Mengapa Hidden Values Menjadi Penting?
Ilmu bisnis yang kini diajarkan lebih banyak berfokus pada nilai perusahaan yang bersifat tangible dibandingkan intangible. Padahal, seringkali aset yang tidak terlihat ini merupakan pendorong pertumbuhan perusahaan. Sayangnya aset ini cenderung sulit di-valuasi. Investor seringkali mengandalkan intuisi mereka untuk memprediksi nilai perusahaan secara akurat.
Banyak perusahaan yang kini lebih bertumpu pada aset intelektual, misalnya pada sektor teknologi informasi atau farmasi. Perusahaan farmasi tentu mendorong R&D untuk menciptakan obat baru yang lulus uji kesehatan, dapat diproduksi massal, dan mengatasi isu kesehatan tertentu di masyarakat. Tentu butuh waktu beberapa tahun hingga melihat investasi di bidang R&D ini menghasilkan keuntungan.
Kondisi ini membuat sistem akuntansi yang ada saat ini seringkali berbeda dengan apa yang ada di pasar modal. Nilai yang terdapat pada akuntansi umumnya berdasar pada biaya historis dari peralatan dan inventory. Bagaimana dengan teknologi informasi yang saat ini nyaris tidak memiliki inventory? Apalagi pasar kini menilai harga saham dari masa depan arus kas perusahaan, yang sebagian besar terlihat sebagai hidden value.
Bagaimana Cara Menghitung Hidden Values?
Meski para investor biasanya lebih mengandalkan insting atau intuisi untuk melihat seberapa besar hidden value dari perusahaan, terdapat beberapa cara yang dapat digunakan untuk melihat hidden value dari perspektif akuntansi. Ada beberapa cara untuk menghitung hidden value, kali ini saya akan menampilkan salah satu cara. Berikut cara menghitung hidden value versi Investopedia yang saya modifikasi.
Langkah I
Hitung rata-rata 3 tahun untuk laba sebelum pajak (pretax earning).
Contoh:
Perusahaan televisi BCD menghasilkan pretax earning Rp. 30 miliar, Rp. 36 miliar, dan Rp. 42 miliar.

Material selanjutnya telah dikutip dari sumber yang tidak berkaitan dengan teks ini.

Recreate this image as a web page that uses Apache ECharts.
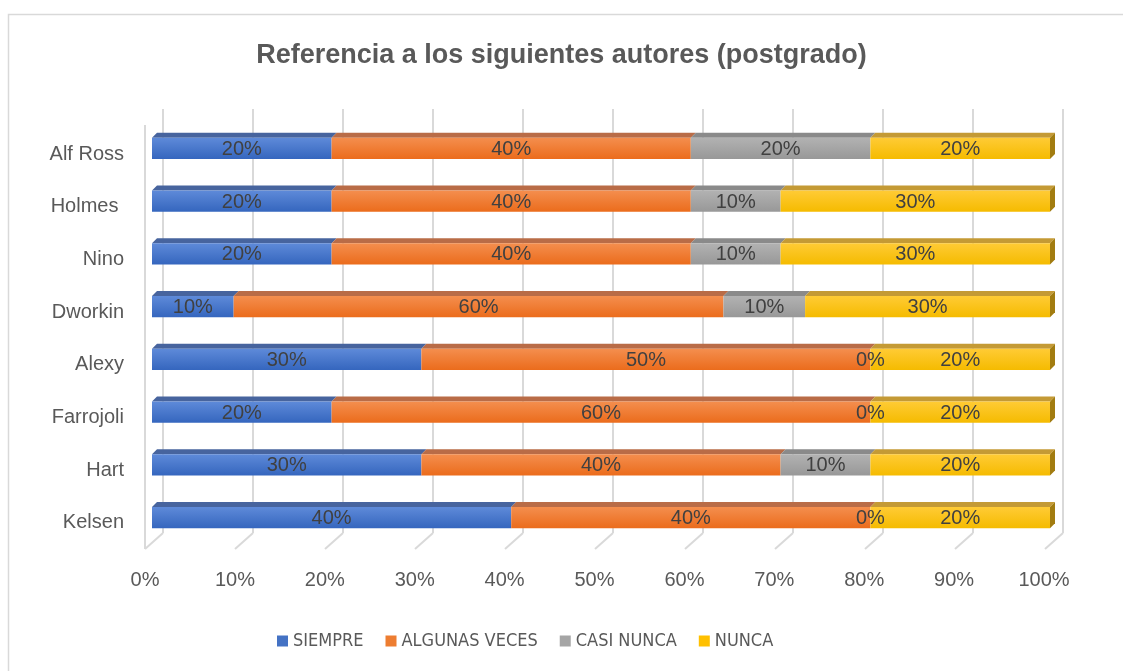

Berarti rata-rata laba sebelum pajak BCD adalah Rp. 36 miliar.
Langkah II
Cek laporan neraca (balance sheet) keuangan dan hitung rata-rata 3 tahun dari tangible assets atau aktiva berwujud.
Contoh:
Asumsi untuk BCD adalah Rp.150 miliar.
Langkah III
Hitung rata-rata return on assets (ROA) 3 tahun yang sedikit dimodifikasi, dengan membagi langkah I dengan langkah II.
Contoh:
Dalam kasus BCD, maka ROA yang diperoleh adalah 24%.
Langkah IV
Untuk jangka 3 tahun, hitung ROA seperti langkah III menurut rata-rata industri.
Contoh:
Anggap saja ROA ini adalah 15%.
Langkah V
Hitung kelebihan ROA dengan mengurangi angka di langkah I dengan hasil kali antara angka di langkah IV dan angka di langkah II.
Contoh:
Rp.36 miliar - (15% (langkah IV) x Rp.150 miliar (langkah II))= Rp. 13,5 miliar.
Langkah VI
Hitung rata-rata pajak pendapatan 3 tahun dan kalikan dengan hasil di langkah V
Contoh:
Anggap asumsi pajak rata-rata 30%, maka: Rp. 13,5 miliar - (30% x Rp. 13,5 miliar) = Rp. 9,45 miliar.
Langkah VII
Hitung NPV (net present value) menggunakan tingkat suku bunga Indonesia. Caranya adalah dengan membagi angka di langkah VI dengan tingkat suku bunga.
Contoh:
Anggap tingkat suku bunga adalah 8%. Berarti NPV dari BCD berarti adalah:
Rp. 1,4 miliar / 8% = Rp.118,125 miliar.
Dari langkah ini, berarti perusahaan BCD memiliki hidden value sebesar Rp.118,125 miliar. Jika melihat nilai tangible asset dari BCD, angka ini mampu memberi kontribusi penambahan aset sebesar 78,75% dari aktiva berwujud. Tentu angka yang cukup besar ya.